The quad-bike involved in the crash on Kuredu Island Resort, which claimed the lives of British honeymooners Emma and Jonathan Gray, was legally registered to the resort as a tractor according to registration documents obtained by Minivan News today.
Maldivian Democratic Party (MDP) Chairperson ‘Reeko’ Moosa Manik had previously alleged during an emergency motion in parliament last week that the King Quad 700 vehicle was not legally registered with the Maldives Transport Authority, and that the driver, 23 year-old Swedish national Filip Eugen Petre, was not licensed to operate it.
Opposition MPs accused Manik of indulging a personal vendetta against the resort’s owner, Champa ‘Uchoo’ Mohamed Moosa, in retaliation for coverage by Champa’s private DhiTV station of an incident last year in which 168 bottles of alcohol were found in Manik’s car while he was outside the country.
Manik further alleged in parliament that attempts were made to “to hide the boy [Petre] and put the blame [for the accident] on a Maldivian employee in the resort.”
When Minivan News contacted Manik today, he maintained that he had been informed by a person working on the resort that the vehicle was unregistered. He also claimed that foreigners who wished to drive in the Maldives were required to register with the Ministry of Transport.
“I have been watching that island for a long time and they are doing a lot of illegal things,” he alleged. “I am bringing this up in the national interest, not because of Champa. I don’t want this to happen on another resort otherwise it will affect the industry.”
Following widespread media coverage of Manik’s claims in parliament Jonathan’s mother, Cath Davies, called for a full inquiry into the accident “as somebody, somewhere, is responsible for having allowed that quad to be on the island, and those keys to be available to the young man who was unlicensed and unregistered.”
According to registration papers obtained by Minivan News, the 172 kilogram Suzuki 2007 King Quad 700 4X4 was imported on May 5 2007 and registered on August 2 the same year.
Minivan News also obtained a copy of Petre’s Swedish category B driving license, which would in Sweden, the UK and many other European countries, legally allow the operation of a four-wheeled motorcycle as well as a car.
According to Police Inspector Mohamed Riyaz, who is leading the investigation into the Kuredu accident, under Maldivian law foreign nationals with a valid overseas license are also able to drive in the country for a period of up to 90 days without a local license.
Riyaz said police were in the process of determining whether the quad-bike had been appropriately registered. He confirmed that the vehicle had been registered as a tractor under the ‘C1′ category “used for vehicles transporting goods, not passengers.”
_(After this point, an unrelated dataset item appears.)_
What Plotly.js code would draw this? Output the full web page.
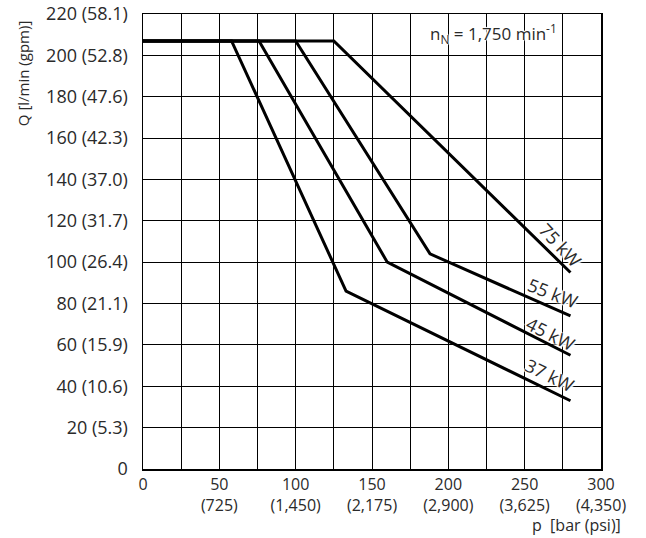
<!DOCTYPE html>
<html><head><meta charset="utf-8">
<script src="https://cdn.plot.ly/plotly-3.0.1.min.js"></script>
<style>body{margin:0;background:#fff}#c{width:646px;height:538px}</style>
</head><body><div id="c"></div>
<script>
// Data: pressure p [bar], flow Q [l/min]
const p37 = [0, 58, 133, 280];
const q37 = [207, 207, 86, 33];
const p45 = [0, 76, 160, 280];
const q45 = [207, 207, 100, 55];
const p55 = [0, 100, 188, 280];
const q55 = [207, 207, 104, 74];
const p75 = [0, 125, 280];
const q75 = [207, 207, 95];
const powerLabels = ['75 kW', '55 kW', '45 kW', '37 kW'];
const xTickVals = [0, 25, 50, 75, 100, 125, 150, 175, 200, 225, 250, 275, 300];
const xTickText = ['0', '', '50<br>(725)', '', '100<br>(1,450)', '', '150<br>(2,175)', '', '200<br>(2,900)', '', '250<br>(3,625)', '', '300<br>(4,350)'];
const yTickVals = [0, 20, 40, 60, 80, 100, 120, 140, 160, 180, 200, 220];
const yTickText = ['0', '20 (5.3)', '40 (10.6)', '60 (15.9)', '80 (21.1)', '100 (26.4)', '120 (31.7)', '140 (37.0)', '160 (42.3)', '180 (47.6)', '200 (52.8)', '220 (58.1)'];

const FONT = 'Open Sans, DejaVu Sans, sans-serif';
const TXT = '#2a2a2a';
const HALO = '1px 0 1px #fff, -1px 0 1px #fff, 0 1px 1px #fff, 0 -1px 1px #fff, 2px 0 1px #fff, -2px 0 1px #fff';
const line = {color: '#000', width: 3};
const traces = [
  {x: p75, y: q75, mode: 'lines', line: line, hoverinfo: 'skip'},
  {x: p55, y: q55, mode: 'lines', line: line, hoverinfo: 'skip'},
  {x: p45, y: q45, mode: 'lines', line: line, hoverinfo: 'skip'},
  {x: p37, y: q37, mode: 'lines', line: line, hoverinfo: 'skip'}
].map(t => Object.assign(t, {showlegend: false}));

const labelPos = [[273.5, 108.5, 47], [268.3, 85.0, 21], [267.4, 65.5, 27], [266.3, 45.5, 26]];
const annotations = powerLabels.map((t, i) => ({
  x: labelPos[i][0], y: labelPos[i][1], xref: 'x', yref: 'y', text: t,
  xanchor: 'center', yanchor: 'middle',
  showarrow: false, textangle: labelPos[i][2],
  font: {family: FONT, size: 18, color: TXT, shadow: HALO}
}));
annotations.push({
  x: 229.5, y: 210.5, xref: 'x', yref: 'y', xanchor: 'center', yanchor: 'middle',
  showarrow: false,
  text: 'n<sub>N</sub> = 1,750 min<sup>-1</sup>', font: {family: FONT, size: 17, color: TXT, shadow: HALO}
});
annotations.push({
  x: -0.262, y: 0.870, xref: 'paper', yref: 'paper', xanchor: 'center', yanchor: 'middle',
  showarrow: false, textangle: -90,
  text: 'Q [l/min (gpm)]', font: {family: FONT, size: 15, color: TXT}
});
annotations.push({
  x: 0.947, y: -0.124, xref: 'paper', yref: 'paper', xanchor: 'center', yanchor: 'middle',
  showarrow: false,
  text: 'p  [bar (psi)]', font: {family: FONT, size: 16, color: TXT}
});

const axisCommon = {showgrid: true, gridcolor: '#000', gridwidth: 1, zeroline: false,
  showline: true, linecolor: '#000', linewidth: 1.5, mirror: true, ticks: '', fixedrange: true};
const layout = {
  width: 646, height: 538,
  margin: {l: 142.5, r: 44.5, t: 13.5, b: 69},
  paper_bgcolor: '#fff', plot_bgcolor: '#fff',
  showlegend: false,
  xaxis: Object.assign({range: [0, 300], tickvals: xTickVals, ticktext: xTickText,
    tickfont: {family: FONT, size: 16, color: TXT}}, axisCommon),
  yaxis: Object.assign({range: [0, 220], tickvals: yTickVals, ticktext: yTickText, ticklabelstandoff: 10,
    tickfont: {family: FONT, size: 18, color: TXT}}, axisCommon),
  annotations: annotations
};
Plotly.newPlot('c', traces, layout, {staticPlot: true});
</script></body></html>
“If it had been properly registered it would be under the A1 category and the driver would require a motorcycle license, as it has a fuel engine and is a very powerful 700cc,” he said.
He also noted that the vehicle was not designed to carry passengers other than the driver, and carried a warning to that effect.
Filip Petre was seriously injured in the accident and remains in hospital in Male’, following the confiscation of his passport on the order of the Criminal Court. Inspector Riyaz said that an application for Petre to be taken abroad for further medical treatment three days ago had been declined, “as police believed that based on the medical report there was no imminent threat to his life.”
Inspector Riyaz said Petre’s family had approached the court to appeal the decision, and added that police were open to his treatment overseas if medical opinion was that urgent diagnosis was necessary.
In a statement to Minivan News, Filip’s father Lars Petre, a shareholder in the resort, described the accident as “by far the most tragic event in my life, and words cannot describe how saddened we are. I and my family are deeply concerned with errors on some of the media reports and we are also deeply saddened by some accusations made at my son.”
“My son Filip Petre (23 years) was taking the two guests home, to the other side of the island, when he experienced some difficulties with the bike, and crashed headlong into a tree on the road. The crash took two lives and badly injured my son.
“He fell unconscious with the crash and woke up some time later to find the two deceased also lying on the road. He immediately called for help and worked alongside with the doctor who arrived to try and save the victims of the crash, while he was bleeding himself.
“The quad bike which my son was driving was registered and my son Filip is licensed to drive such vehicles. My son Filip and his brother Tom (who was the first to arrive at the scene of the accident with the doctor), the management and staff of Kuredhu have been cooperating with the police investigation fully, and I give every assurance that they will continue to do so in the future.
“We understand the grief of the families who lost their loved ones in the accident, and we also respect the duty of the Maldives Police Service to investigate the matter. However the fact remains that what happened on August 6 is an accident, a very tragic fatal event, which my son no anyone else had the power to change.
“I wish to assure to the families of the deceased, the media and the public that there was absolutely no ill intention whatsoever in this accident. While my son and the staff of Kuredhu are shattered with the result of the accident, we remain helpless to change anything that has happened.
“The management of Kuredhu will do whatever is possible to corporate with the investigation and to avoid further distress for all families concerned.”